What is being asked:
Copy out exactly the lines spanning the line with "Generate a Python" to the line with "fit_x = [0, 2.5, 5]", inclusive, from the data underneath, with no pictures.

Entries with chart source code:
::::::::
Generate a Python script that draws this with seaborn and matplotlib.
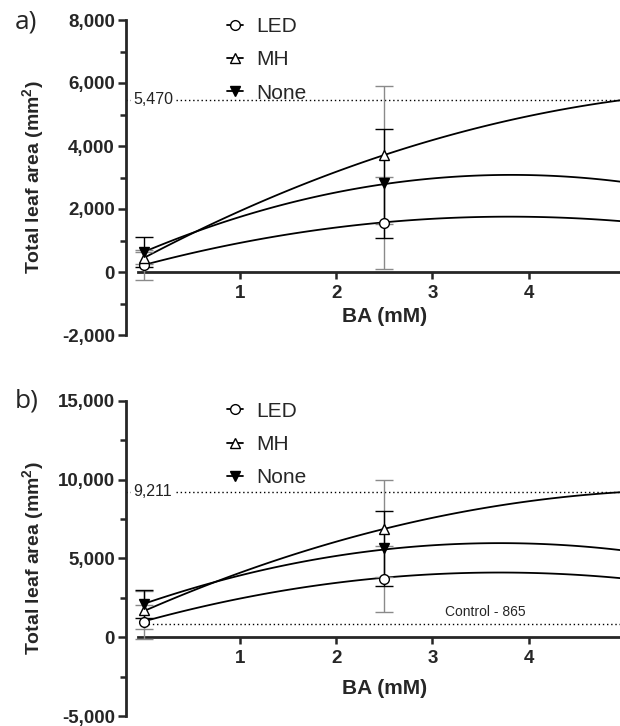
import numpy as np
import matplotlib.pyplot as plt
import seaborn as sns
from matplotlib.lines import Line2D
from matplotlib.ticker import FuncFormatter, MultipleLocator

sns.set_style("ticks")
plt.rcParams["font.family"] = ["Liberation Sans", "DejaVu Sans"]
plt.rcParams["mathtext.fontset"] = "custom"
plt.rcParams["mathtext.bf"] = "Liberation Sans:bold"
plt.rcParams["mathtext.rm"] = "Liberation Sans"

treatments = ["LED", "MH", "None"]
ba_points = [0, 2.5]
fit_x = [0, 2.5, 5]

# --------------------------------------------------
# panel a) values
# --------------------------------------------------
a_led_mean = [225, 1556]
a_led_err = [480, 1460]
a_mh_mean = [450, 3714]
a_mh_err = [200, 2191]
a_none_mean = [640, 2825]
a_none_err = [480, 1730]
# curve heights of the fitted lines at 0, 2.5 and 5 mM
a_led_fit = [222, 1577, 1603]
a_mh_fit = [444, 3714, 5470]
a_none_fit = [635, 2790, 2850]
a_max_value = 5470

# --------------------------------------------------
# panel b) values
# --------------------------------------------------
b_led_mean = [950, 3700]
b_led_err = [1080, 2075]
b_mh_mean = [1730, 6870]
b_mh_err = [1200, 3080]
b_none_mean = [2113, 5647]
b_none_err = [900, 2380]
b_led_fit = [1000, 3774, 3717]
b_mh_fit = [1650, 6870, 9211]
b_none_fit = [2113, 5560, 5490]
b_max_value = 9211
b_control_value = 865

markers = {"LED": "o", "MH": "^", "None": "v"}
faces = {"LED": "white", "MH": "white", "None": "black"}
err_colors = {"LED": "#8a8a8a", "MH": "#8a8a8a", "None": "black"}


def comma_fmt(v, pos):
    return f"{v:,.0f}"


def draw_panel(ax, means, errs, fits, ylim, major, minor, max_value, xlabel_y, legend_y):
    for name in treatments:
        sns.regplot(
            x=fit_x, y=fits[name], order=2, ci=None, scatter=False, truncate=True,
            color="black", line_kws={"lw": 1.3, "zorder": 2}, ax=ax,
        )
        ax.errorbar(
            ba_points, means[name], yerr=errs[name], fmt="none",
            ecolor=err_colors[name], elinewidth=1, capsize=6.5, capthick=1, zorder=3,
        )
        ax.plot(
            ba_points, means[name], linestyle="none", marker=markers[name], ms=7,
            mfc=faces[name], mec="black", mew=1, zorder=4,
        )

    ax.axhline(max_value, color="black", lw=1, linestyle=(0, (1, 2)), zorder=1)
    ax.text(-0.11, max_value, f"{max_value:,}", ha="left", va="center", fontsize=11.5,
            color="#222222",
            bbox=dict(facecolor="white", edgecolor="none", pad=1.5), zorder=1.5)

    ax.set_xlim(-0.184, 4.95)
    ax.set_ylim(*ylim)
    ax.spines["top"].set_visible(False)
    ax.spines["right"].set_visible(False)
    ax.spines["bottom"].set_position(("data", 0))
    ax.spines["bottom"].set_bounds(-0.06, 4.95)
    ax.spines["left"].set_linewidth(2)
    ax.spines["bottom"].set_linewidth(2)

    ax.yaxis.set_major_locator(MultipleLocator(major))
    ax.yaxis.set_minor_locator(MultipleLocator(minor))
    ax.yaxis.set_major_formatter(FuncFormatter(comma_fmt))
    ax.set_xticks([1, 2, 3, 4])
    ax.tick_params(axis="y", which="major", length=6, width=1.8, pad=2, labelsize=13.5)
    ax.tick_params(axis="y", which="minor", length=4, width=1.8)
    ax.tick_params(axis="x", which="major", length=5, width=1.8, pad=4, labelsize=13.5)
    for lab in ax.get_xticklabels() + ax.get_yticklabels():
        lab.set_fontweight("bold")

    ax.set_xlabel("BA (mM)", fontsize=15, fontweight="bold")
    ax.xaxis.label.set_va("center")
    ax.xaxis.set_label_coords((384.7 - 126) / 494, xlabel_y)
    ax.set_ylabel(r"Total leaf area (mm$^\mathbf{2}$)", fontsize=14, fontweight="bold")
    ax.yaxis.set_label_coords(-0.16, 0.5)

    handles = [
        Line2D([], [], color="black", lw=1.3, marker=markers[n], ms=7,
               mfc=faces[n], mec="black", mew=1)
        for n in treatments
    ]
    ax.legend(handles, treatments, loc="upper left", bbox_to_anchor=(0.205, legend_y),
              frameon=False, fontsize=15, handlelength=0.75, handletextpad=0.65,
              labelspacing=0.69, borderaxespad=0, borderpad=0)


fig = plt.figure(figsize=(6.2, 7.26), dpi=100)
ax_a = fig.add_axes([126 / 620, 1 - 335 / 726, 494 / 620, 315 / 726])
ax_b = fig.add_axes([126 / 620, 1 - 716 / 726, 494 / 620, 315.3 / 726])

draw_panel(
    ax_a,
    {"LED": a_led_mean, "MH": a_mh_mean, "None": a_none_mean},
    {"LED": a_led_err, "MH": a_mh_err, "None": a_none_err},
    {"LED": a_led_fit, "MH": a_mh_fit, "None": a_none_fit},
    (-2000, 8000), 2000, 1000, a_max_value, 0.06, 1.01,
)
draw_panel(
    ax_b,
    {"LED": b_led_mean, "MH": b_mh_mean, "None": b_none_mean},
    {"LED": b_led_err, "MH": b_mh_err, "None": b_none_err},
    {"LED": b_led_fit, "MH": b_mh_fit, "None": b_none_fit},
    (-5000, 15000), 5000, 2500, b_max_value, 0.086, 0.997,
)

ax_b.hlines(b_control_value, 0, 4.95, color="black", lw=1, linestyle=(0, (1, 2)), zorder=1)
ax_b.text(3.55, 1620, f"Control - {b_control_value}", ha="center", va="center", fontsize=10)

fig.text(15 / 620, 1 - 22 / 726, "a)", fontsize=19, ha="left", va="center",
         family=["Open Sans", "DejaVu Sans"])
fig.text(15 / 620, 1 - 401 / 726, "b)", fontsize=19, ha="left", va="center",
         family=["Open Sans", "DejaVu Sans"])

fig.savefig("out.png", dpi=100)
::::::::
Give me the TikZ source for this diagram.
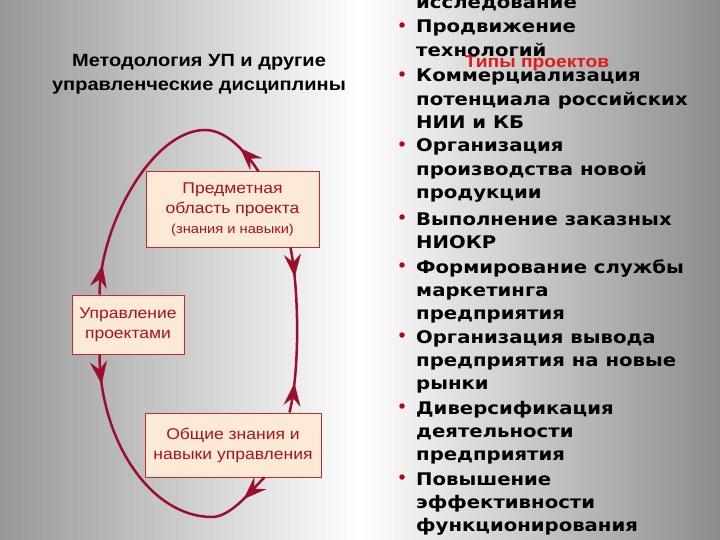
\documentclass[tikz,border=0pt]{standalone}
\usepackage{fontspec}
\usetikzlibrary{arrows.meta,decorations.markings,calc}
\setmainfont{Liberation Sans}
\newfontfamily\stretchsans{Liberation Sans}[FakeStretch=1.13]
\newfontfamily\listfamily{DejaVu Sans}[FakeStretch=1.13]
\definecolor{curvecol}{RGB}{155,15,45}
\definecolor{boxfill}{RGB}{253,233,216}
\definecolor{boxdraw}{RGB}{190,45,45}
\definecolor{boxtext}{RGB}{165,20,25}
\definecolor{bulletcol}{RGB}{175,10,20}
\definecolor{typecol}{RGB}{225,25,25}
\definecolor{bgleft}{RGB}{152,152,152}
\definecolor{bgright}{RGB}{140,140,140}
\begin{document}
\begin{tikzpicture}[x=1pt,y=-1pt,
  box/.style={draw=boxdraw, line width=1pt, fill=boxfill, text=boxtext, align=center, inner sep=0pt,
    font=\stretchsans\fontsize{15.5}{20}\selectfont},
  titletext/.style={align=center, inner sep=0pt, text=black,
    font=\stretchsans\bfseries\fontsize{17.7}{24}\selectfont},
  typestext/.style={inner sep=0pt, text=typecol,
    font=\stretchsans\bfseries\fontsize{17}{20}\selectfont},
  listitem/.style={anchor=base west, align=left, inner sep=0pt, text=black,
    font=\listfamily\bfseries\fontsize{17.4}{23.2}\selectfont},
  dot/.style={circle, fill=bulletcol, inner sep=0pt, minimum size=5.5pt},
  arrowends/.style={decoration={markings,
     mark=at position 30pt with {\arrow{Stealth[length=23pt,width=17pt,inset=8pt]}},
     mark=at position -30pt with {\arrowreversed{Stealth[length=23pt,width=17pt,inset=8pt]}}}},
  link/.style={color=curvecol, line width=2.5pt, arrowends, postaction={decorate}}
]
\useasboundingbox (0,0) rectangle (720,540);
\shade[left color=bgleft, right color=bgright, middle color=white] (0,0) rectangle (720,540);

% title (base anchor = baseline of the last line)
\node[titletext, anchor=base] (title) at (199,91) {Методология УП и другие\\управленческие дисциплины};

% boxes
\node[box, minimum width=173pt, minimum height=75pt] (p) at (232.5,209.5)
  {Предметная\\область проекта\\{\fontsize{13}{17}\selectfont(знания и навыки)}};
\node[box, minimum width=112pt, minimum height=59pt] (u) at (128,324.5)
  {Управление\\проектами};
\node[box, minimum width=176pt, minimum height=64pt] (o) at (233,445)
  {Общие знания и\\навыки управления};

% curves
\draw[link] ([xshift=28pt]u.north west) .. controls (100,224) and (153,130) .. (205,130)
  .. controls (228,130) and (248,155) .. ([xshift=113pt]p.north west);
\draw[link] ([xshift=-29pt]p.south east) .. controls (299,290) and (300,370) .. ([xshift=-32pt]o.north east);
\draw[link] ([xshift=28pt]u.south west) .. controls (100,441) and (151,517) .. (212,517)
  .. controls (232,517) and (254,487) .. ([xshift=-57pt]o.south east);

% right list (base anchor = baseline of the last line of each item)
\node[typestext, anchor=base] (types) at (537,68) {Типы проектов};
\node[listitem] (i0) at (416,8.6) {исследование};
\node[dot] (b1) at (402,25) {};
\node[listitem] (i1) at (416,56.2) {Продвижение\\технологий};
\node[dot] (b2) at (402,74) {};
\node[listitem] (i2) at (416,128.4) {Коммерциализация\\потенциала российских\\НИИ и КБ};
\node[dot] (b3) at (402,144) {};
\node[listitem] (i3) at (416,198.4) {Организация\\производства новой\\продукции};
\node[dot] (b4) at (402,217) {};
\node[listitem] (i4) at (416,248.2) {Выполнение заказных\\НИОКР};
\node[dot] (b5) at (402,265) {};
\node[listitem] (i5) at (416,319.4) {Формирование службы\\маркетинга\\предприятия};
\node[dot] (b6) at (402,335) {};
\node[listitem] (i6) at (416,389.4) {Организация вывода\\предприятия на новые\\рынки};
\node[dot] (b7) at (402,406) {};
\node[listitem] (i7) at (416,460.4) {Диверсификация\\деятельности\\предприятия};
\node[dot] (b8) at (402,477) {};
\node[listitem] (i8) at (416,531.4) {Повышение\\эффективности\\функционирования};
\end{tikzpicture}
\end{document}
::::::::
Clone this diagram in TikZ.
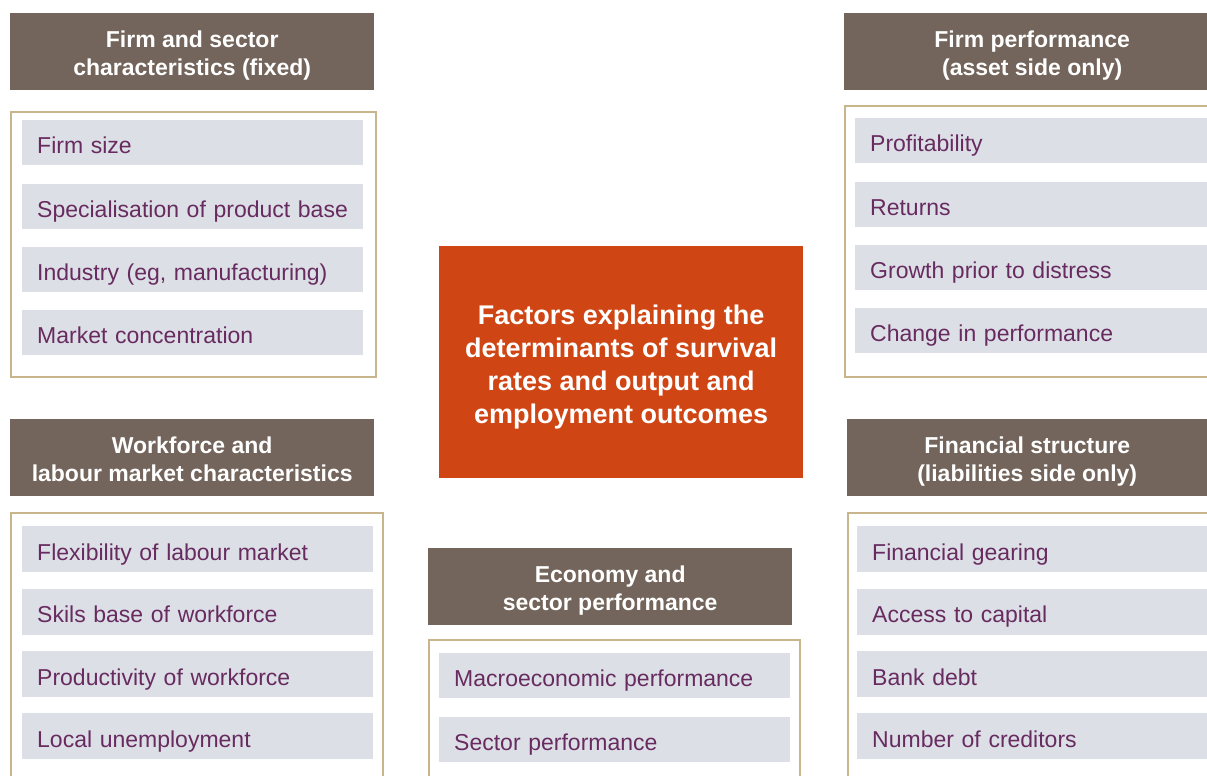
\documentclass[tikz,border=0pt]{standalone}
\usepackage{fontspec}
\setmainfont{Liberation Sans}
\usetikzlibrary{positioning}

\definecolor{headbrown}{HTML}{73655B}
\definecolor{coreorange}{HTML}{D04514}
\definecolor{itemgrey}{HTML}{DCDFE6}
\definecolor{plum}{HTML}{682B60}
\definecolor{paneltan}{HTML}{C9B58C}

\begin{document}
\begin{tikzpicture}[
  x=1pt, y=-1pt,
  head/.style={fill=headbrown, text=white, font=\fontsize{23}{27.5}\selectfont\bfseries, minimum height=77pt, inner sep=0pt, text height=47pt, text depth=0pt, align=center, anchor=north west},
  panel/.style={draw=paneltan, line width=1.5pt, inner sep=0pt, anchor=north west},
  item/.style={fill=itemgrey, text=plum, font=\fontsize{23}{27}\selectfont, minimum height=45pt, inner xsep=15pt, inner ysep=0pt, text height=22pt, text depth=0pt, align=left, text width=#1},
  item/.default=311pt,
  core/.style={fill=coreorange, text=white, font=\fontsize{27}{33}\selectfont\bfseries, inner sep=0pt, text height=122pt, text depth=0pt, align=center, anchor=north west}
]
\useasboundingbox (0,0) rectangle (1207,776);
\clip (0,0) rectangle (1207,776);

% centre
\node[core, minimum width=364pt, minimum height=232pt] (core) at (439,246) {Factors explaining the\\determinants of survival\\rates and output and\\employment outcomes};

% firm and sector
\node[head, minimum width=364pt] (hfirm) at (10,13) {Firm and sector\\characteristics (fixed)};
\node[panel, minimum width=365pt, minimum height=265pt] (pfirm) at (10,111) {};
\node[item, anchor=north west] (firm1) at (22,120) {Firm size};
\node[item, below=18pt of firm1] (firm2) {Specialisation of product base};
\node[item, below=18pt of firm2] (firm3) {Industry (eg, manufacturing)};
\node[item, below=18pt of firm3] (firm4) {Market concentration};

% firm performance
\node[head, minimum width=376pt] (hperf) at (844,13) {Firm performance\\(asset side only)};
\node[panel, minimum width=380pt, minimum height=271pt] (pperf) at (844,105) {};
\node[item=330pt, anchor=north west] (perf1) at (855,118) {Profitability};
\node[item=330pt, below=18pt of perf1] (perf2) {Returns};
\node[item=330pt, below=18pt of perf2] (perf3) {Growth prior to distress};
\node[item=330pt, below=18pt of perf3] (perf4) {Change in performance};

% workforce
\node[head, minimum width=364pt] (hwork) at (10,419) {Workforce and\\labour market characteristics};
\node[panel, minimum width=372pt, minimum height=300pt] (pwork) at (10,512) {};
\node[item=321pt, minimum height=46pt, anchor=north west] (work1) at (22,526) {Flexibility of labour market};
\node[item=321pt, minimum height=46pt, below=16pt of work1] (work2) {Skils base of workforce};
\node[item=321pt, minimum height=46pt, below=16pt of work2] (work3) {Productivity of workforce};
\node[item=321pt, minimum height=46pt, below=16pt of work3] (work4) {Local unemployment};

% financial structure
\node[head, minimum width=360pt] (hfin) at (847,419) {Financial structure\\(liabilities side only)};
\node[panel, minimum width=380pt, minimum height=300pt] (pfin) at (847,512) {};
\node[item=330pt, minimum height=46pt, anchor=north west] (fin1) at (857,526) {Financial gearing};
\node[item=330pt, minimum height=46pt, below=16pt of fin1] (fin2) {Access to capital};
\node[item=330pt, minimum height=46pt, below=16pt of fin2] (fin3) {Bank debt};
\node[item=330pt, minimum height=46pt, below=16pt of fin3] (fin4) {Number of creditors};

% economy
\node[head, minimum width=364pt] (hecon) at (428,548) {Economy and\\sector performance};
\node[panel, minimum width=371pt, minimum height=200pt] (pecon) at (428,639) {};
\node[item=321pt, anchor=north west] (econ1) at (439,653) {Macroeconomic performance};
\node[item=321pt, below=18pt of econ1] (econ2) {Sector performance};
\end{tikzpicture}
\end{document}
::::::::
Result of this task:
Generate a Python script that draws this with seaborn and matplotlib.
import numpy as np
import matplotlib.pyplot as plt
import seaborn as sns
from matplotlib.lines import Line2D
from matplotlib.ticker import FuncFormatter, MultipleLocator

sns.set_style("ticks")
plt.rcParams["font.family"] = ["Liberation Sans", "DejaVu Sans"]
plt.rcParams["mathtext.fontset"] = "custom"
plt.rcParams["mathtext.bf"] = "Liberation Sans:bold"
plt.rcParams["mathtext.rm"] = "Liberation Sans"

treatments = ["LED", "MH", "None"]
ba_points = [0, 2.5]
fit_x = [0, 2.5, 5]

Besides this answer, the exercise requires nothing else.